### WORK TO COMPLETE
Extract all lines in the data that contain the word "React".

### GIVEN DATA
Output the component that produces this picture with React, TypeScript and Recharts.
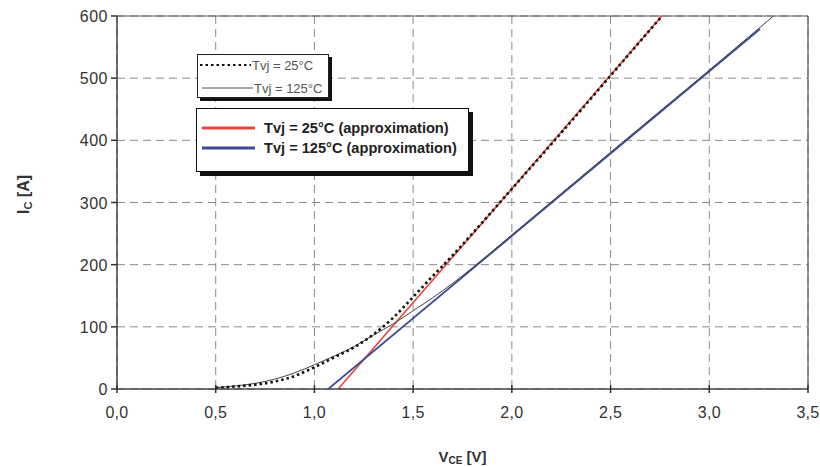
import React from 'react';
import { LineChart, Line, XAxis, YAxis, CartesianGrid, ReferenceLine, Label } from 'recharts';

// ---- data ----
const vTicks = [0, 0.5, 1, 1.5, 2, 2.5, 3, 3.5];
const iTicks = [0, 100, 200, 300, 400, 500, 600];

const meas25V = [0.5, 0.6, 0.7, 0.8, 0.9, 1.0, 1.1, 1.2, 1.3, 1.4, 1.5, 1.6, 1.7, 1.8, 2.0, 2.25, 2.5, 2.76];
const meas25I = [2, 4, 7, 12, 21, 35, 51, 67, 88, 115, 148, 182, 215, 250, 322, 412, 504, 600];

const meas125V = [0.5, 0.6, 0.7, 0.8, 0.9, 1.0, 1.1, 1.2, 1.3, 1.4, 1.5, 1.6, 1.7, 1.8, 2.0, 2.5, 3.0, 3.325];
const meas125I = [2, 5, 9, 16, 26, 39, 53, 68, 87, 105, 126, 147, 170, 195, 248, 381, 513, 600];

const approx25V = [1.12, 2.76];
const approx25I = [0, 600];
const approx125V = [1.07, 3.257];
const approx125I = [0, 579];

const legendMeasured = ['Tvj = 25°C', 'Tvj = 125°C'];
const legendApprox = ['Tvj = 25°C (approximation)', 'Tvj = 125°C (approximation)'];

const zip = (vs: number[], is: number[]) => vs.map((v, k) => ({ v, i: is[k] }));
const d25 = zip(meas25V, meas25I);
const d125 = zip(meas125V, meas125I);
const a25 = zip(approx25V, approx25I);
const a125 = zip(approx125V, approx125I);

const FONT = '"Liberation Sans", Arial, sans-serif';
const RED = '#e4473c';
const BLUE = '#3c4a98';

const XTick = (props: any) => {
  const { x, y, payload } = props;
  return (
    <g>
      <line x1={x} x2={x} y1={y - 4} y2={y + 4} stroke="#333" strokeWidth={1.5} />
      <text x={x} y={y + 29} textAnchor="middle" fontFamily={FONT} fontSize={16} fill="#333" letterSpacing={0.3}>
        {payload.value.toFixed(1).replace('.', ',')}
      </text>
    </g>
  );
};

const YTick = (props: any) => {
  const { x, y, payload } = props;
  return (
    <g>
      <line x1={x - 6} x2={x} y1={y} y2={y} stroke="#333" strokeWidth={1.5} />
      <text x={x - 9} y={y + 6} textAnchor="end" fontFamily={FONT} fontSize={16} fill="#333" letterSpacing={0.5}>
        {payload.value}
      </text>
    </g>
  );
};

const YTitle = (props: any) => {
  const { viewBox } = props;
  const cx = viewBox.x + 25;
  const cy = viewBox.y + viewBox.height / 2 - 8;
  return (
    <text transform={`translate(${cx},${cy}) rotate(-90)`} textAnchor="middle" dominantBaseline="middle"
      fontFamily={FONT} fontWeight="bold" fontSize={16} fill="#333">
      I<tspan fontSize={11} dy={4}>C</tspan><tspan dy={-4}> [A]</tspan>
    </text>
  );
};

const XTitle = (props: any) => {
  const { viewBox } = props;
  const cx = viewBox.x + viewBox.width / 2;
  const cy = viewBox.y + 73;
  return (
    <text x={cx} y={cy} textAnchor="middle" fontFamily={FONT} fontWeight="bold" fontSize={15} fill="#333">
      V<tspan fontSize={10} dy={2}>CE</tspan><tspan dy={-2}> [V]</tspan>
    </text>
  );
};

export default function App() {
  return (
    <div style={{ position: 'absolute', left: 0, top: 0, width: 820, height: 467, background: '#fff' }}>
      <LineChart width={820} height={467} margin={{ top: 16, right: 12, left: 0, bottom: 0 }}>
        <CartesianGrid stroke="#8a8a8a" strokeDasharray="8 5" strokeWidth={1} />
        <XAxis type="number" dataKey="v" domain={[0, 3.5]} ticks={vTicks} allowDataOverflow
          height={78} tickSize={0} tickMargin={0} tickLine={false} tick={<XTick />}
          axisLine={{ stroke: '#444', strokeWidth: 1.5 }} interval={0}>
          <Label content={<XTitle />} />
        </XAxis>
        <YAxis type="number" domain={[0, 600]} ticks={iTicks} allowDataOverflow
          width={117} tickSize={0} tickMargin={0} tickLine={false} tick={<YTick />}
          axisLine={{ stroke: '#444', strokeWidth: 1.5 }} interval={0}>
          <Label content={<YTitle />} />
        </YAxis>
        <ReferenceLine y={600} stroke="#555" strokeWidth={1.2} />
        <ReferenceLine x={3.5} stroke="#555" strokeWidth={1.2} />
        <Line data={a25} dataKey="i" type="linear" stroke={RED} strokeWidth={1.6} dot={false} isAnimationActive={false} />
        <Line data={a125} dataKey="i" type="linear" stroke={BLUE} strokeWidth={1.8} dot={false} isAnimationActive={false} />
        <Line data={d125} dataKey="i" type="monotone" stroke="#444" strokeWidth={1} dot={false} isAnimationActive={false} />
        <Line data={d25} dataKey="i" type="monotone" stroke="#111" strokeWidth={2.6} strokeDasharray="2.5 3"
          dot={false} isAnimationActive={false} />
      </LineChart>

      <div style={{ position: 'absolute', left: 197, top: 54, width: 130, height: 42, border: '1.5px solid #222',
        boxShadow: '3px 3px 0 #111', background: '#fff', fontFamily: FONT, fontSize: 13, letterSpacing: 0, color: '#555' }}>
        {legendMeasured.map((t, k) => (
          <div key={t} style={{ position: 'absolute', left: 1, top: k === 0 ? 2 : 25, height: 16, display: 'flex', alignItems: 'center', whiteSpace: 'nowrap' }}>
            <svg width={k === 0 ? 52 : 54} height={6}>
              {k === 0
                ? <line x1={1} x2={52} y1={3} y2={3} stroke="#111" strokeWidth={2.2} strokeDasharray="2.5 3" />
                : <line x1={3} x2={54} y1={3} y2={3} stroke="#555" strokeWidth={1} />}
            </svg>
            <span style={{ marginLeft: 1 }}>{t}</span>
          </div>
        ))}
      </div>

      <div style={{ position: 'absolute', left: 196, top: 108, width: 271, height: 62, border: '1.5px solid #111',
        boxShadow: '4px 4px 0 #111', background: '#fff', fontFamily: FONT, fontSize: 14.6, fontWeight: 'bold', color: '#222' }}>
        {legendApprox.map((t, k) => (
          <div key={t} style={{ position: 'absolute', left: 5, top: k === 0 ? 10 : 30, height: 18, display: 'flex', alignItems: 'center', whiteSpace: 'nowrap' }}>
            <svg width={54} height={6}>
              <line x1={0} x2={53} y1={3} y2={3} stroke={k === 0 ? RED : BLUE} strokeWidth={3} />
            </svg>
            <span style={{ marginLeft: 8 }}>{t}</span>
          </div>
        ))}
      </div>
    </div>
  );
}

### RIGHT ANSWER
Output the component that produces this picture with React, TypeScript and Recharts.
import React from 'react';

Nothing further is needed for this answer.